_GIVEN INSTRUCTION:_ Omit any picture, and return the remaining data exactly as written.

_DATA SHOWN:_

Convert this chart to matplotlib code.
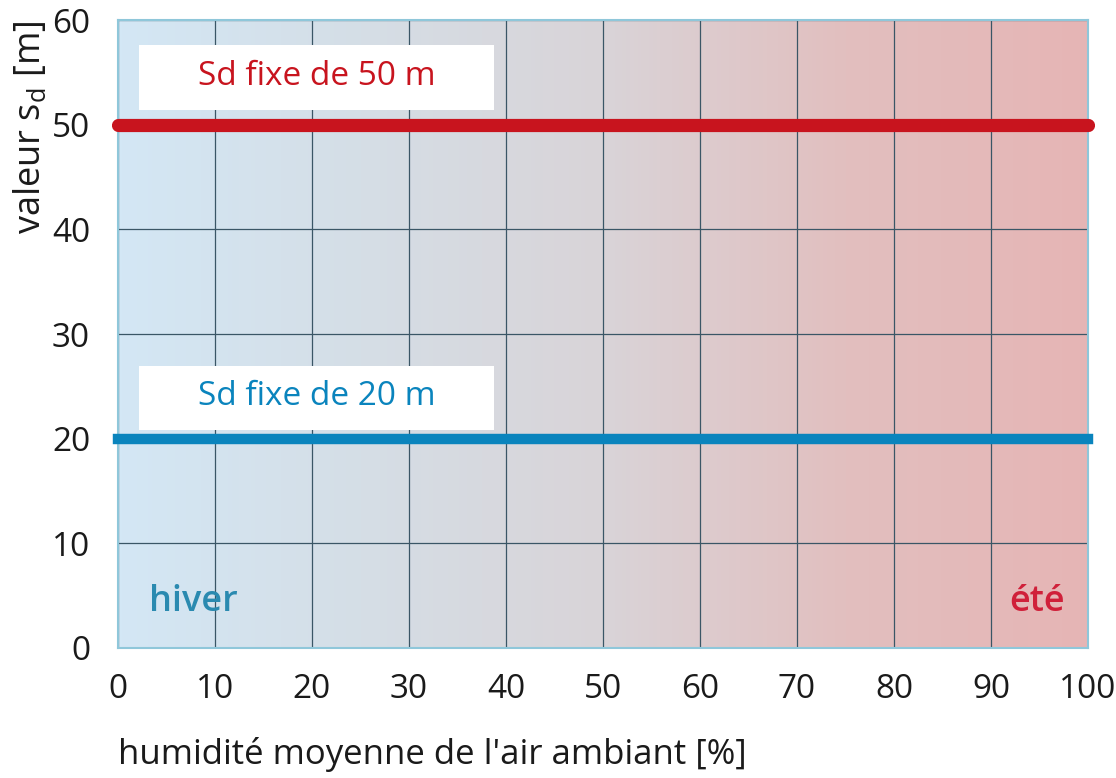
import numpy as np
import matplotlib.pyplot as plt
from matplotlib.colors import LinearSegmentedColormap
from matplotlib.patches import Rectangle

# données
humidite = [0, 100]
sd_50 = [50, 50]
sd_20 = [20, 20]
x_ticks = [0, 10, 20, 30, 40, 50, 60, 70, 80, 90, 100]
y_ticks = [0, 10, 20, 30, 40, 50, 60]

plt.rcParams['font.family'] = ['Open Sans', 'DejaVu Sans']

fig = plt.figure(figsize=(11.16, 7.78), dpi=100)
ax = fig.add_axes([0.1057, 0.1671, 0.8693, 0.8069])

# fond dégradé hiver -> été
cmap = LinearSegmentedColormap.from_list('saison', ['#d3e7f5', '#d5dee6', '#d9d4d8', '#e2bfbf', '#e6b5b5'])
grad = np.linspace(0, 1, 256).reshape(1, -1)
ax.imshow(grad, cmap=cmap, extent=[0, 100, 0, 60], aspect='auto', zorder=0)

ax.set_xlim(0, 100)
ax.set_ylim(0, 60)
ax.set_xticks(x_ticks)
ax.set_yticks(y_ticks)
ax.grid(True, color='#3a5666', linewidth=0.9, linestyle='-', zorder=1)
for s in ax.spines.values():
    s.set_color('#8fc7da')
    s.set_linewidth(1.5)
ax.tick_params(length=0, labelsize=24, labelcolor='#1a1a1a')
ax.tick_params(axis='x', pad=18)
ax.tick_params(axis='y', pad=20)

ax.plot(humidite, sd_50, color='#c8141e', linewidth=9.5, solid_capstyle='round', zorder=3, clip_on=False)
ax.plot(humidite, sd_20, color='#0a84bd', linewidth=7.5, solid_capstyle='projecting', zorder=3, clip_on=False)

# boîtes des étiquettes
ax.add_patch(Rectangle((2.2, 51.4), 36.6, 6.2, fc='white', ec='none', zorder=4))
ax.add_patch(Rectangle((2.2, 20.8), 36.6, 6.2, fc='white', ec='none', zorder=4))
ax.text(20.5, 54.6, 'Sd fixe de 50 m', color='#c8141e', fontsize=24, va='center', ha='center', zorder=5)
ax.text(20.5, 24.0, 'Sd fixe de 20 m', color='#0a84bd', fontsize=24, va='center', ha='center', zorder=5)

ax.text(3.2, 4.4, 'hiver', color='#2a8ab0', fontsize=26, fontweight='semibold', va='center', zorder=4)
ax.text(97.6, 4.4, 'été', color='#d0203a', fontsize=26, fontweight='semibold', va='center', ha='right', zorder=4)

ax.set_xlabel("humidité moyenne de l'air ambiant [%]", fontsize=25, labelpad=22, loc='left', color='#1a1a1a')
ax.set_ylabel('valeur s$_\\mathregular{d}$ [m]', fontsize=26, labelpad=2, loc='top', color='#1a1a1a')

fig.savefig('out.png', dpi=100)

_ANSWER TO THIS PROBLEM:_
Convert this chart to matplotlib code.
import numpy as np
import matplotlib.pyplot as plt
from matplotlib.colors import LinearSegmentedColormap
from matplotlib.patches import Rectangle

# données
humidite = [0, 100]
sd_50 = [50, 50]
sd_20 = [20, 20]
x_ticks = [0, 10, 20, 30, 40, 50, 60, 70, 80, 90, 100]
y_ticks = [0, 10, 20, 30, 40, 50, 60]

plt.rcParams['font.family'] = ['Open Sans', 'DejaVu Sans']

fig = plt.figure(figsize=(11.16, 7.78), dpi=100)
ax = fig.add_axes([0.1057, 0.1671, 0.8693, 0.8069])

# fond dégradé hiver -> été
cmap = LinearSegmentedColormap.from_list('saison', ['#d3e7f5', '#d5dee6', '#d9d4d8', '#e2bfbf', '#e6b5b5'])
grad = np.linspace(0, 1, 256).reshape(1, -1)
ax.imshow(grad, cmap=cmap, extent=[0, 100, 0, 60], aspect='auto', zorder=0)

ax.set_xlim(0, 100)
ax.set_ylim(0, 60)
ax.set_xticks(x_ticks)
ax.set_yticks(y_ticks)
ax.grid(True, color='#3a5666', linewidth=0.9, linestyle='-', zorder=1)
for s in ax.spines.values():
    s.set_color('#8fc7da')
    s.set_linewidth(1.5)
ax.tick_params(length=0, labelsize=24, labelcolor='#1a1a1a')
ax.tick_params(axis='x', pad=18)
ax.tick_params(axis='y', pad=20)

ax.plot(humidite, sd_50, color='#c8141e', linewidth=9.5, solid_capstyle='round', zorder=3, clip_on=False)
ax.plot(humidite, sd_20, color='#0a84bd', linewidth=7.5, solid_capstyle='projecting', zorder=3, clip_on=False)

# boîtes des étiquettes
ax.add_patch(Rectangle((2.2, 51.4), 36.6, 6.2, fc='white', ec='none', zorder=4))
ax.add_patch(Rectangle((2.2, 20.8), 36.6, 6.2, fc='white', ec='none', zorder=4))
ax.text(20.5, 54.6, 'Sd fixe de 50 m', color='#c8141e', fontsize=24, va='center', ha='center', zorder=5)
ax.text(20.5, 24.0, 'Sd fixe de 20 m', color='#0a84bd', fontsize=24, va='center', ha='center', zorder=5)

ax.text(3.2, 4.4, 'hiver', color='#2a8ab0', fontsize=26, fontweight='semibold', va='center', zorder=4)
ax.text(97.6, 4.4, 'été', color='#d0203a', fontsize=26, fontweight='semibold', va='center', ha='right', zorder=4)

ax.set_xlabel("humidité moyenne de l'air ambiant [%]", fontsize=25, labelpad=22, loc='left', color='#1a1a1a')
ax.set_ylabel('valeur s$_\\mathregular{d}$ [m]', fontsize=26, labelpad=2, loc='top', color='#1a1a1a')

fig.savefig('out.png', dpi=100)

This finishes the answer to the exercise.